I've had it with my Lyman pro magnum with auto flow. The auto flow doesn't work, it takes too much media due to the 2 bowl system, and every now and then it allows media to fall out when you forget to check the wing nut that holds the bottom bowl to the main bowl. I am thinking about picking up the Cabela's tumbler since if there is a problem I can exchange it at the store in Grand Forks. Anyone use one of these and have anything to say about them, the comments online seem to all be positive.


----------



## Savage260 (Oct 21, 2007)

I will sell you mine for $40. I have the cabela's tumbler, pan, and case polish. I have used some of the polish, and the media has been used a number of times, but still does the job quite well. I am much more happy with my ultrasonic and stainless pins so my tumbler is just taking up space.


----------



## specialpatrolgroup (Jan 16, 2009)

D'oh, I actually went ahead and bought one last night before I saw your reply. I wanted to make sure it was shipped out today, you could have saved me $30. Thanks for the offer anyway.


----------



## spitfire_er (Jan 23, 2010)

I've used mine for 3-4 years now without any complaints. I forget who they are made by, but they come with a 1 year warranty (or use to) from the company that actually makes them.
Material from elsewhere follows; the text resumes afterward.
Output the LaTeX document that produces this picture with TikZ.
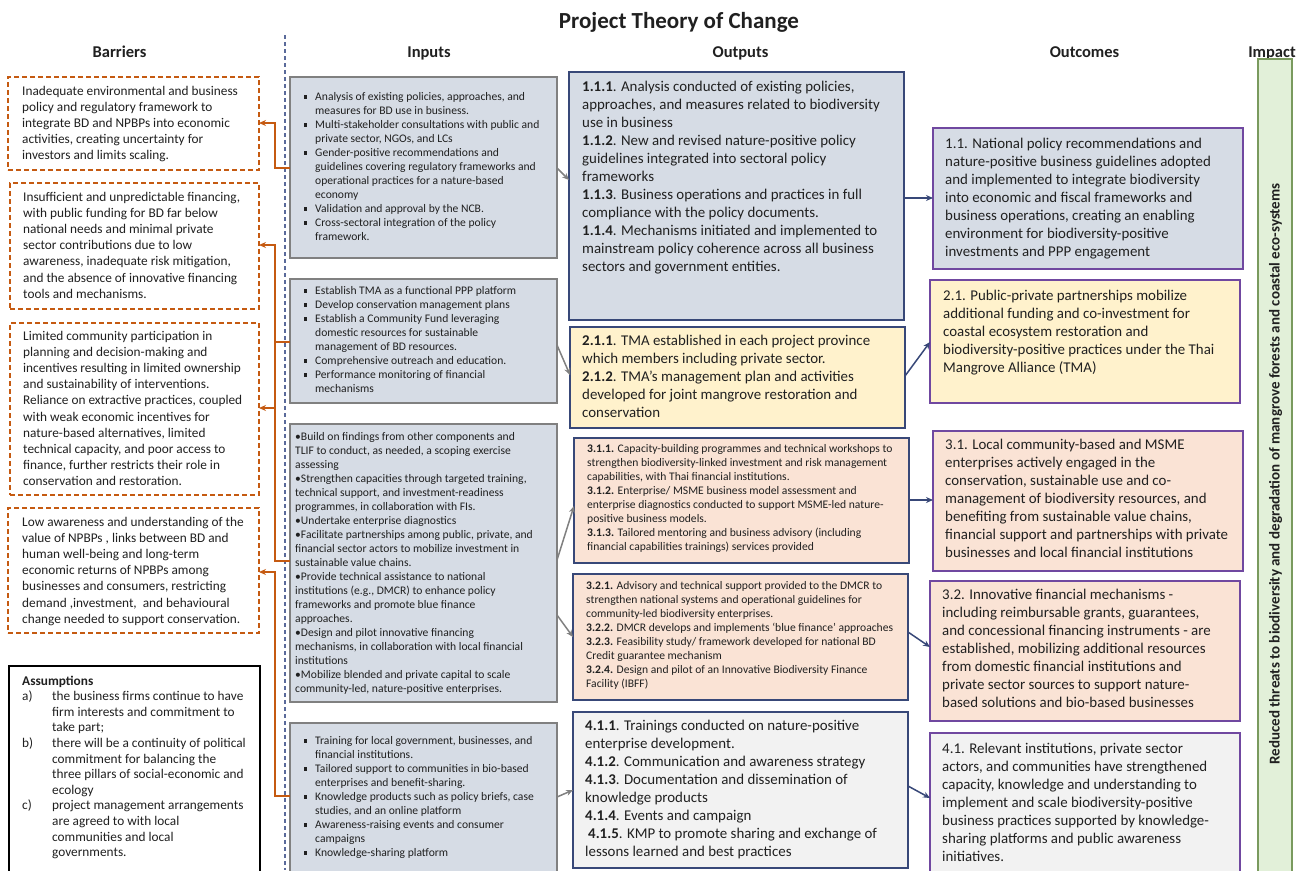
\documentclass[tikz,border=0pt]{standalone}
\usepackage{fontspec}
\setmainfont{Carlito}
\usetikzlibrary{arrows.meta}
\definecolor{orng}{HTML}{C55A11}
\definecolor{infill}{HTML}{D6DCE5}
\definecolor{indraw}{HTML}{808080}
\definecolor{navy}{HTML}{384878}
\definecolor{yel}{HTML}{FFF2CC}
\definecolor{peach}{HTML}{FAE3D5}
\definecolor{lgray}{HTML}{F2F2F2}
\definecolor{purp}{HTML}{7048A0}
\definecolor{gfill}{HTML}{E2F0D9}
\definecolor{gdraw}{HTML}{7A9A5E}
\definecolor{sepc}{HTML}{5A6A9A}
\definecolor{txt}{HTML}{202020}
\newcommand\sqb{\makebox[11pt][l]{\rule[2.3pt]{3.2pt}{3.2pt}}}
\newcommand\ind{\hspace*{11pt}}
\newcommand\albl[1]{\makebox[30pt][l]{#1}}
\tikzset{
  bx/.style={rectangle, anchor=north west, inner sep=0pt, outer sep=0pt},
  barbox/.style={bx, draw=orng, line width=1.6pt, dash pattern=on 5pt off 3pt},
  asbox/.style={bx, draw=black, line width=2pt},
  inbox/.style={bx, draw=indraw, fill=infill, line width=2.4pt},
  outbox/.style={bx, draw=navy, line width=2pt},
  ocbox/.style={bx, draw=purp, line width=2pt},
  impbox/.style={bx, draw=gdraw, fill=gfill, line width=2pt},
  tx/.style={anchor=north west, inner sep=0pt, align=left, text=txt},
  fbar/.style={tx, font=\fontsize{13.3}{16.2}\selectfont},
  fas/.style={tx, font=\fontsize{13.3}{15.6}\selectfont},
  fsm/.style={tx, font=\fontsize{11.6}{14}\selectfont},
  fbig/.style={tx, font=\fontsize{14.9}{18}\selectfont},
  hdr/.style={font=\fontsize{16.5}{20}\selectfont\bfseries, inner sep=0pt, anchor=base, text=txt},
  oarr/.style={draw=orng, line width=1.6pt, -{Stealth[length=7pt,width=6pt]}},
  oline/.style={draw=orng, line width=1.6pt},
  garr/.style={draw=indraw, line width=1.5pt, -{Stealth[length=7pt,width=6pt]}},
  narr/.style={draw=navy, line width=1.5pt, -{Stealth[length=7pt,width=6pt]}},
}
\begin{document}
\begin{tikzpicture}[x=1pt,y=-1pt]
\useasboundingbox (0,0) rectangle (1306,870);
\fill[white] (0,0) rectangle (1306,870);
\clip (0,0) rectangle (1306,870);

% title and headers
\node[font=\fontsize{23}{28}\selectfont\bfseries, inner sep=0pt, anchor=base, text=txt] (title) at (679,28) {Project Theory of Change};
\node[hdr] (hbar) at (119.5,57) {Barriers};
\node[hdr] (hin) at (429,57) {Inputs};
\node[hdr] (hout) at (740.5,57) {Outputs};
\node[hdr] (hoc) at (1084.5,57) {Outcomes};
\node[hdr] (himp) at (1272,57) {Impact};

% separator
\draw[sepc, line width=1.2pt, dash pattern=on 4pt off 3pt] (285,35) -- (285,870);

% barriers
\node[barbox, minimum width=251pt, minimum height=93pt] (b1) at (8,77) {};
\node[barbox, minimum width=249pt, minimum height=126pt] (b2) at (10,183) {};
\node[barbox, minimum width=249pt, minimum height=172pt] (b3) at (10,323) {};
\node[barbox, minimum width=251pt, minimum height=125pt] (b4) at (8,508) {};
\node[asbox, minimum width=251pt, minimum height=234pt] (as) at (9,666) {};

\node[fbar] (tb1) at (22,83.5) {\strut Inadequate environmental and business\\policy and regulatory framework to\\integrate BD and NPBPs into economic\\activities, creating uncertainty for\\investors and limits scaling.};
\node[fbar] (tb2) at (23,189.5) {\strut Insufficient and unpredictable financing,\\with public funding for BD far below\\national needs and minimal private\\sector contributions due to low\\awareness, inadequate risk mitigation,\\and the absence of innovative financing\\tools and mechanisms.};
\node[fbar] (tb3) at (23,328.5) {\strut Limited community participation in\\planning and decision-making and\\incentives resulting in limited ownership\\and sustainability of interventions.\\Reliance on extractive practices, coupled\\with weak economic incentives for\\nature-based alternatives, limited\\technical capacity, and poor access to\\finance, further restricts their role in\\conservation and restoration.};
\node[fbar] (tb4) at (22,514.5) {\strut Low awareness and understanding of the\\value of NPBPs , links between BD and\\human well-being and long-term\\economic returns of NPBPs among\\businesses and consumers, restricting\\demand ,investment,\ \ and behavioural\\change needed to support conservation.};
\node[fas] (tas) at (22,674) {\strut\textbf{Assumptions}\\\albl{a)}the business firms continue to have\\\albl{}firm interests and commitment to\\\albl{}take part;\\\albl{b)}there will be a continuity of political\\\albl{}commitment for balancing the\\\albl{}three pillars of social-economic and\\\albl{}ecology\\\albl{c)}project management arrangements\\\albl{}are agreed to with local\\\albl{}communities and local\\\albl{}governments.};

% inputs
\node[inbox, minimum width=267pt, minimum height=181pt] (i1) at (290,77) {};
\node[inbox, minimum width=267pt, minimum height=124pt] (i2) at (290,279) {};
\node[inbox, minimum width=267pt, minimum height=278pt] (i3) at (290,424) {};
\node[inbox, minimum width=267pt, minimum height=177pt] (i4) at (290,723) {};

\node[fsm] (ti1) at (304,90.8) {\strut\sqb Analysis of existing policies, approaches, and\\\ind measures for BD use in business.\\\sqb Multi-stakeholder consultations with public and\\\ind private sector, NGOs, and LCs\\\sqb Gender-positive recommendations and\\\ind guidelines covering regulatory frameworks and\\\ind operational practices for a nature-based\\\ind economy\\\sqb Validation and approval by the NCB.\\\sqb Cross-sectoral integration of the policy\\\ind framework.};
\node[fsm] (ti2) at (304,284.8) {\strut\sqb Establish TMA as a functional PPP platform\\\sqb Develop conservation management plans\\\sqb Establish a Community Fund leveraging\\\ind domestic resources for sustainable\\\ind management of BD resources.\\\sqb Comprehensive outreach and education.\\\sqb Performance monitoring of financial\\\ind mechanisms};
\node[fsm] (ti3) at (295,430.8) {\strut\textbullet Build on findings from other components and\\TLIF to conduct, as needed, a scoping exercise\\assessing\\\textbullet Strengthen capacities through targeted training,\\technical support, and investment-readiness\\programmes, in collaboration with FIs.\\\textbullet Undertake enterprise diagnostics\\\textbullet Facilitate partnerships among public, private, and\\financial sector actors to mobilize investment in\\sustainable value chains.\\\textbullet Provide technical assistance to national\\institutions (e.g., DMCR) to enhance policy\\frameworks and promote blue finance\\approaches.\\\textbullet Design and pilot innovative financing\\mechanisms, in collaboration with local financial\\institutions\\\textbullet Mobilize blended and private capital to scale\\community-led, nature-positive enterprises.};
\node[fsm] (ti4) at (304,734.8) {\strut\sqb Training for local government, businesses, and\\\ind financial institutions.\\\sqb Tailored support to communities in bio-based\\\ind enterprises and benefit-sharing.\\\sqb Knowledge products such as policy briefs, case\\\ind studies, and an online platform\\\sqb Awareness-raising events and consumer\\\ind campaigns\\\sqb Knowledge-sharing platform};

% outputs
\node[outbox, fill=infill, minimum width=335pt, minimum height=248pt] (o1) at (569,72) {};
\node[outbox, fill=yel, minimum width=335pt, minimum height=101pt] (o2) at (570,327) {};
\node[outbox, fill=peach, minimum width=335pt, minimum height=125pt] (o3) at (574,438) {};
\node[outbox, fill=peach, minimum width=335pt, minimum height=126pt] (o4) at (573,574) {};
\node[outbox, fill=lgray, minimum width=335pt, minimum height=156pt] (o5) at (573,712) {};

\node[fbig] (to1) at (582,78.6) {\strut\textbf{1.1.1}. Analysis conducted of existing policies,\\approaches, and measures related to biodiversity\\use in business\\\textbf{1.1.2}. New and revised nature-positive policy\\guidelines integrated into sectoral policy\\frameworks\\\textbf{1.1.3}. Business operations and practices in full\\compliance with the policy documents.\\\textbf{1.1.4}. Mechanisms initiated and implemented to\\mainstream policy coherence across all business\\sectors and government entities.};
\node[fbig] (to2) at (582,332.6) {\strut\textbf{2.1.1}. TMA established in each project province\\which members including private sector.\\\textbf{2.1.2}. TMA’s management plan and activities\\developed for joint mangrove restoration and\\conservation};
\node[fsm] (to3) at (587,442.8) {\strut\textbf{3.1.1.} Capacity-building programmes and technical workshops to\\strengthen biodiversity-linked investment and risk management\\capabilities, with Thai financial institutions.\\\textbf{3.1.2.} Enterprise/ MSME business model assessment and\\enterprise diagnostics conducted to support MSME-led nature-\\positive business models.\\\textbf{3.1.3.} Tailored mentoring and business advisory (including\\financial capabilities trainings) services provided};
\node[fsm] (to4) at (586,579.8) {\strut\textbf{3.2.1.} Advisory and technical support provided to the DMCR to\\strengthen national systems and operational guidelines for\\community-led biodiversity enterprises.\\\textbf{3.2.2.} DMCR develops and implements ‘blue finance’ approaches\\\textbf{3.2.3.} Feasibility study/ framework developed for national BD\\Credit guarantee mechanism\\\textbf{3.2.4.} Design and pilot of an Innovative Biodiversity Finance\\Facility (IBFF)};
\node[fbig] (to5) at (585,717.6) {\strut\textbf{4.1.1}. Trainings conducted on nature-positive\\enterprise development.\\\textbf{4.1.2}. Communication and awareness strategy\\\textbf{4.1.3}. Documentation and dissemination of\\knowledge products\\\textbf{4.1.4}. Events and campaign\\\hspace*{3pt}\textbf{4.1.5}. KMP to promote sharing and exchange of\\lessons learned and best practices};

% outcomes
\node[ocbox, fill=infill, minimum width=310pt, minimum height=141pt] (c1) at (933,128) {};
\node[ocbox, fill=yel, minimum width=310pt, minimum height=123pt] (c2) at (930,280) {};
\node[ocbox, fill=peach, minimum width=310pt, minimum height=140pt] (c3) at (933,431) {};
\node[ocbox, fill=peach, minimum width=310pt, minimum height=140pt] (c4) at (930,581) {};
\node[ocbox, fill=lgray, minimum width=310pt, minimum height=167pt] (c5) at (930,733) {};

\node[fbig] (tc1) at (945,135.6) {\strut 1.1. National policy recommendations and\\nature-positive business guidelines adopted\\and implemented to integrate biodiversity\\into economic and fiscal frameworks and\\business operations, creating an enabling\\environment for biodiversity-positive\\investments and PPP engagement};
\node[fbig] (tc2) at (943,287.6) {\strut 2.1. Public-private partnerships mobilize\\additional funding and co-investment for\\coastal ecosystem restoration and\\biodiversity-positive practices under the Thai\\Mangrove Alliance (TMA)};
\node[fbig] (tc3) at (945,436.6) {\strut 3.1. Local community-based and MSME\\enterprises actively engaged in the\\conservation, sustainable use and co-\\management of biodiversity resources, and\\benefiting from sustainable value chains,\\financial support and partnerships with private\\businesses and local financial institutions};
\node[fbig] (tc4) at (942,586.6) {\strut 3.2. Innovative financial mechanisms -\\including reimbursable grants, guarantees,\\and concessional financing instruments - are\\established, mobilizing additional resources\\from domestic financial institutions and\\private sector sources to support nature-\\based solutions and bio-based businesses};
\node[fbig] (tc5) at (942,740.6) {\strut 4.1. Relevant institutions, private sector\\actors, and communities have strengthened\\capacity, knowledge and understanding to\\implement and scale biodiversity-positive\\business practices supported by knowledge-\\sharing platforms and public awareness\\initiatives.};

% impact
\node[impbox, minimum width=34pt, minimum height=841pt] (imp) at (1258,59) {};
\node[rotate=90, inner sep=0pt, text=txt, font=\fontsize{15}{18}\selectfont\bfseries] (timp) at (1275.5,474) {Reduced threats to biodiversity and degradation of mangrove forests and coastal eco-systems};

% orange connectors inputs -> barriers
\draw[oarr] ([yshift=-91pt]i1.north west) -- ++(-15,0) |- ([yshift=-46pt]b1.north east);
\draw[oarr] ([yshift=-63pt]i2.north west) -- ++(-15,0) |- ([yshift=-62pt]b2.north east);
\draw[oline] ([yshift=-137pt]i3.north west) -- ++(-15,0) |- ([yshift=-63pt]i2.north west);
\draw[oarr] ([yshift=-137pt,xshift=-15pt]i3.north west) |- ([yshift=-85pt]b3.north east);
\draw[oarr] ([yshift=-73pt]i4.north west) -- ++(-15,0) |- ([yshift=-64pt]b4.north east);

% gray connectors inputs -> outputs
\draw[garr] ([yshift=-91pt]i1.north east) -- ([yshift=-108pt]o1.north west);
\draw[garr] ([yshift=-66pt]i2.north east) -- ([yshift=-48pt]o2.north west);
\draw[garr] ([yshift=-136pt]i3.north east) -- ([yshift=-68pt]o3.north west);
\draw[garr] ([yshift=-191pt]i3.north east) -- ([yshift=-63pt]o4.north west);
\draw[garr] ([yshift=-74pt]i4.north east) -- ([yshift=-78pt]o5.north west);

% navy connectors outputs -> outcomes
\draw[narr] ([yshift=-126pt]o1.north east) -- ([yshift=-70pt]c1.north west);
\draw[narr] ([yshift=-49pt]o2.north east) -- ([yshift=-62pt]c2.north west);
\draw[narr] ([yshift=-62pt]o3.north east) -- ([yshift=-69pt]c3.north west);
\draw[narr] ([yshift=-58pt]o4.north east) -- ([yshift=-66pt]c4.north west);
\draw[narr] ([yshift=-74pt]o5.north east) -- ([yshift=-65pt]c5.north west);
\end{tikzpicture}
\end{document}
Well known company.


----------



## specialpatrolgroup (Jan 16, 2009)

Berry's Bullets http://www.berrysmfg.com/product-i14546-c47-g8-b0-p0-400_Tumbler.aspx

They sell the same one in blue, but I ordered from Cabalas anyway since I would rather return one to the store than have to ship something back.


----------



## spitfire_er (Jan 23, 2010)

that's the one. That's also why I just got one from cabelas.


----------



## specialpatrolgroup (Jan 16, 2009)

Wow, I got the shipping notice on this today, I clicked the track package link and its already delivered. First time where UPS ground beat the shipping notice to my inbox.


----------